Rick Hanson, in his podcast, Just One Thing, has a reflection on “the child mind” that we found meaningful this week. For a young child, everything is seen and heard for the first time. Everything is worth studying to learn what the world has to offer. If we adults can learn to take on the child mind, we will look out at a world that can always surprise us with new insights. The sages say “you can never step in the same river twice” and the same thing is true for the street in front of one’s home: it’s never the same place or the same situation.

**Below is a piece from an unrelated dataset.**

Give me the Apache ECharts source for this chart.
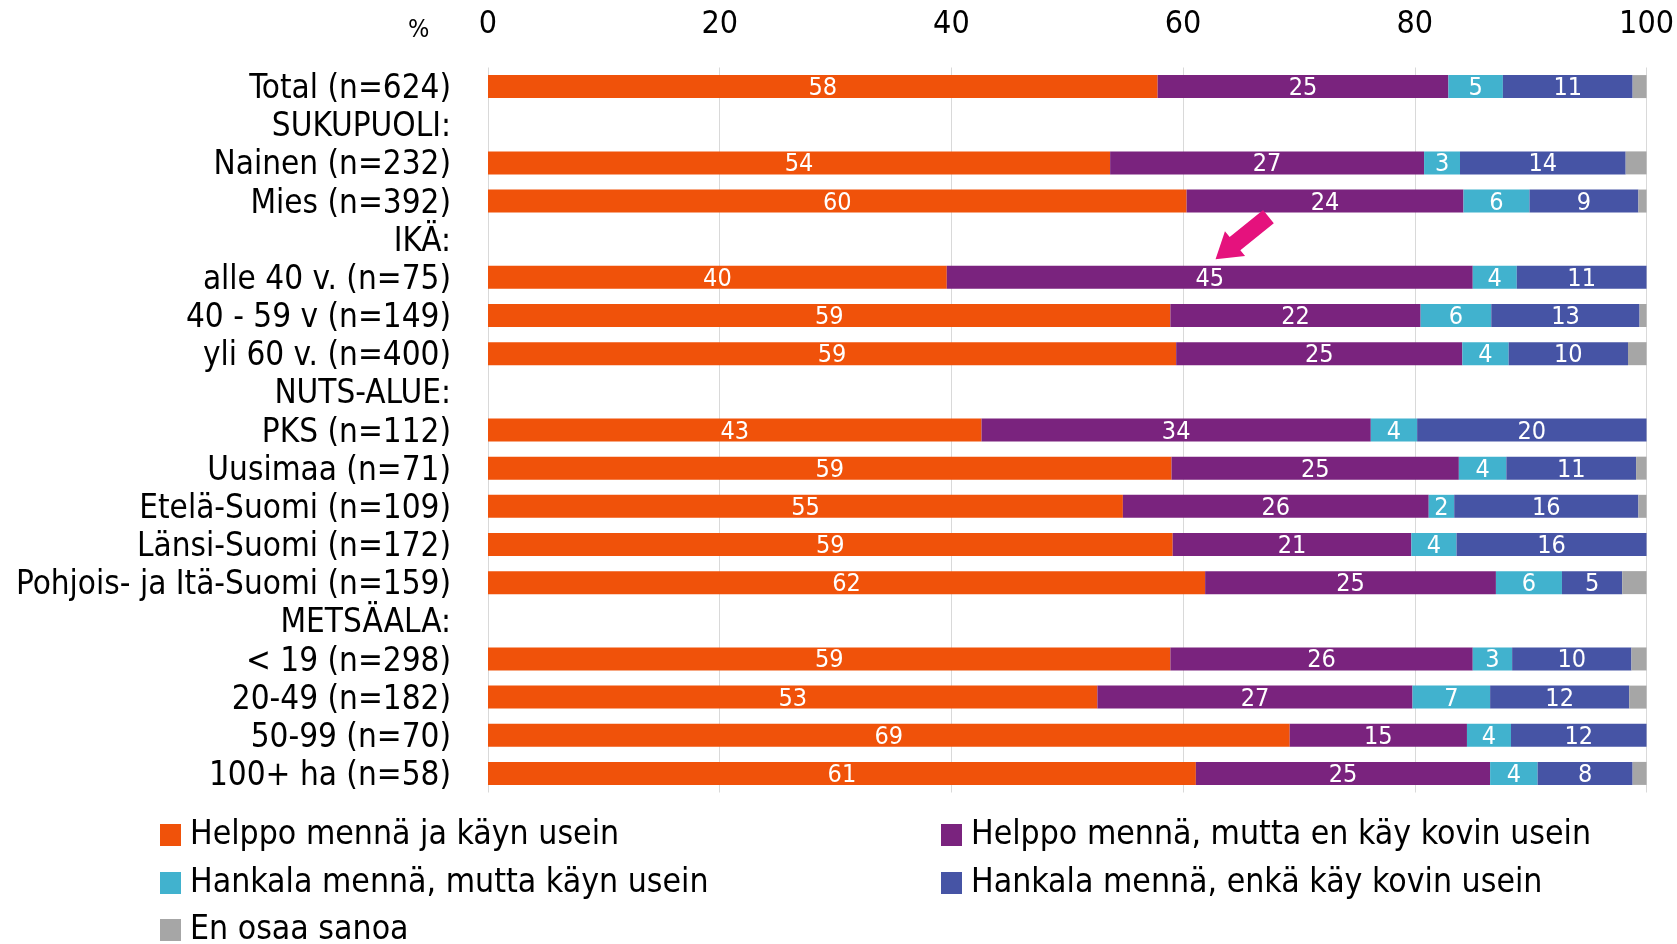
<!DOCTYPE html>
<html>
<head>
<meta charset="utf-8">
<title>chart</title>
<script src="https://cdn.jsdelivr.net/npm/echarts@6/dist/echarts.min.js"></script>
<style>
  html, body { margin: 0; padding: 0; background: #fff; }
  #chart1 { width: 1677px; height: 944px; }
</style>
</head>
<body>
<div id="chart1"></div>
<script>
var categories = ['Total (n=624)', 'SUKUPUOLI:', 'Nainen (n=232)', 'Mies (n=392)', 'IKÄ:',
    'alle 40 v. (n=75)', '40 - 59 v (n=149)', 'yli 60 v. (n=400)', 'NUTS-ALUE:',
    'PKS (n=112)', 'Uusimaa (n=71)', 'Etelä-Suomi (n=109)', 'Länsi-Suomi (n=172)',
    'Pohjois- ja Itä-Suomi (n=159)', 'METSÄALA:', '< 19 (n=298)', '20-49 (n=182)',
    '50-99 (n=70)', '100+ ha (n=58)'];

var seriesNames = ['Helppo mennä ja käyn usein', 'Helppo mennä, mutta en käy kovin usein',
    'Hankala mennä, mutta käyn usein', 'Hankala mennä, enkä käy kovin usein', 'En osaa sanoa'];

// '-' = otsikkorivi, ei palkkia
var helppoUsein   = [57.8, '-', 53.7, 60.3, '-', 39.6, 58.9, 59.4, '-', 42.6, 59.0, 54.8, 59.1, 61.9, '-', 58.9, 52.6, 69.2, 61.1];
var helppoHarvoin = [25.1, '-', 27.1, 23.9, '-', 45.4, 21.6, 24.7, '-', 33.6, 24.8, 26.4, 20.6, 25.1, '-', 26.1, 27.2, 15.3, 25.4];
var hankalaUsein  = [4.7, '-', 3.1, 5.7, '-', 3.8, 6.1, 4.0, '-', 4.0, 4.1, 2.2, 3.9, 5.7, '-', 3.4, 6.7, 3.8, 4.1];
var hankalaHarvoin = [11.2, '-', 14.3, 9.4, '-', 11.2, 12.8, 10.3, '-', 19.8, 11.2, 15.9, 16.4, 5.2, '-', 10.3, 12.0, 11.7, 8.2];
var eiOsaa        = [1.2, '-', 1.8, 0.7, '-', 0, 0.6, 1.6, '-', 0, 0.9, 0.7, 0, 2.1, '-', 1.3, 1.5, 0, 1.2];

var xTicks = [0, 20, 40, 60, 80, 100];
var colors = ['#F0520A', '#7A237E', '#41B2CE', '#4654A5', '#A6A6A6'];

var fontName = "'DejaVu Sans Condensed', 'Noto Sans', sans-serif";

var myChart1 = echarts.init(document.getElementById('chart1'));

var values = [helppoUsein, helppoHarvoin, hankalaUsein, hankalaHarvoin, eiOsaa];
var series = values.map(function (d, i) {
    return {
        name: seriesNames[i],
        type: 'bar',
        stack: 'total',
        barWidth: 23,
        data: d,
        itemStyle: { color: colors[i] },
        label: {
            show: i < 4,
            position: 'inside',
            color: '#fff',
            fontFamily: fontName,
            fontSize: 25,
            offset: [0, 2],
            formatter: function (p) { return Math.round(p.value); }
        }
    };
});

var legendPos = [[160, 818], [941, 818], [160, 866], [941, 866], [160, 913]];
var legends = seriesNames.map(function (n, i) {
    return {
        data: [n],
        left: legendPos[i][0],
        top: legendPos[i][1],
        padding: 0,
        icon: 'rect',
        itemWidth: 21,
        itemHeight: 22,
        itemGap: 0,
        selectedMode: false,
        textStyle: { fontFamily: fontName, fontSize: 33.5, color: '#000', padding: [0, 0, 0, 4] }
    };
});

myChart1.setOption({
    animation: false,
    textStyle: { fontFamily: fontName },
    legend: legends,
    grid: { left: 488, right: 29, top: 67.5, bottom: 151.5, containLabel: false },
    xAxis: {
        type: 'value',
        position: 'top',
        min: 0,
        max: 100,
        interval: 20,
        axisLine: { show: false },
        axisTick: { show: false },
        splitLine: { show: true, lineStyle: { color: '#D9D9D9', width: 1 } },
        axisLabel: {
            margin: 27,
            fontSize: 32,
            color: '#000',
            fontFamily: fontName,
            formatter: function (v) { return xTicks.indexOf(v) >= 0 ? String(v) : ''; }
        }
    },
    yAxis: {
        type: 'category',
        inverse: true,
        data: categories,
        axisLine: { show: false },
        axisTick: { show: false },
        axisLabel: {
            interval: 0,
            margin: 37,
            formatter: function (v) { return '{c|' + v + '}'; },
            rich: {
                c: { fontSize: 33, color: '#000', fontFamily: fontName, padding: [6, 0, 0, 0] }
            }
        }
    },
    series: series
});

// nuoli: osoittaa alle 40 v. ryhmän arvoon 45
var tip = myChart1.convertToPixel({ gridIndex: 0 }, [62.8, 'alle 40 v. (n=75)']);
tip[1] = tip[1] - 18;
var ux = 0.778, uy = -0.629, px = 0.629, py = 0.778;
function pt(a, b) { return [tip[0] + ux * a + px * b, tip[1] + uy * a + py * b]; }
var arrowPts = [pt(0, 0), pt(25, 16), pt(25, 8.5), pt(68, 8.5), pt(68, -8.5), pt(25, -8.5), pt(25, -16)];

myChart1.setOption({
    graphic: [
        { type: 'polygon', shape: { points: arrowPts }, style: { fill: '#E5127D' }, z: 100 },
        { type: 'text', left: 408, top: 18, style: { text: '%', fontSize: 25, fill: '#000', fontFamily: fontName } }
    ]
});
</script>
</body>
</html>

For those working on managing chronic illness or disorder in their lives, the child mind can seem like just another job to apply discipline to, but with practice, the child’s way of observation can bring about a changed life. Each new mood; each new stumbling block; each new stressor is different from all the others that have come before. Each one, observed without preconceptions, has gifts to offer.
As Hanson says: “Imagine what would happen if you brought an attitude of not knowing toward yourself without presuming in advance various kinds of limitations.” Observe everything as if it were the first time you are seeing that one thing, and soon you will begin to find out how nothing is really all the same, everything is unique, and each day is unique.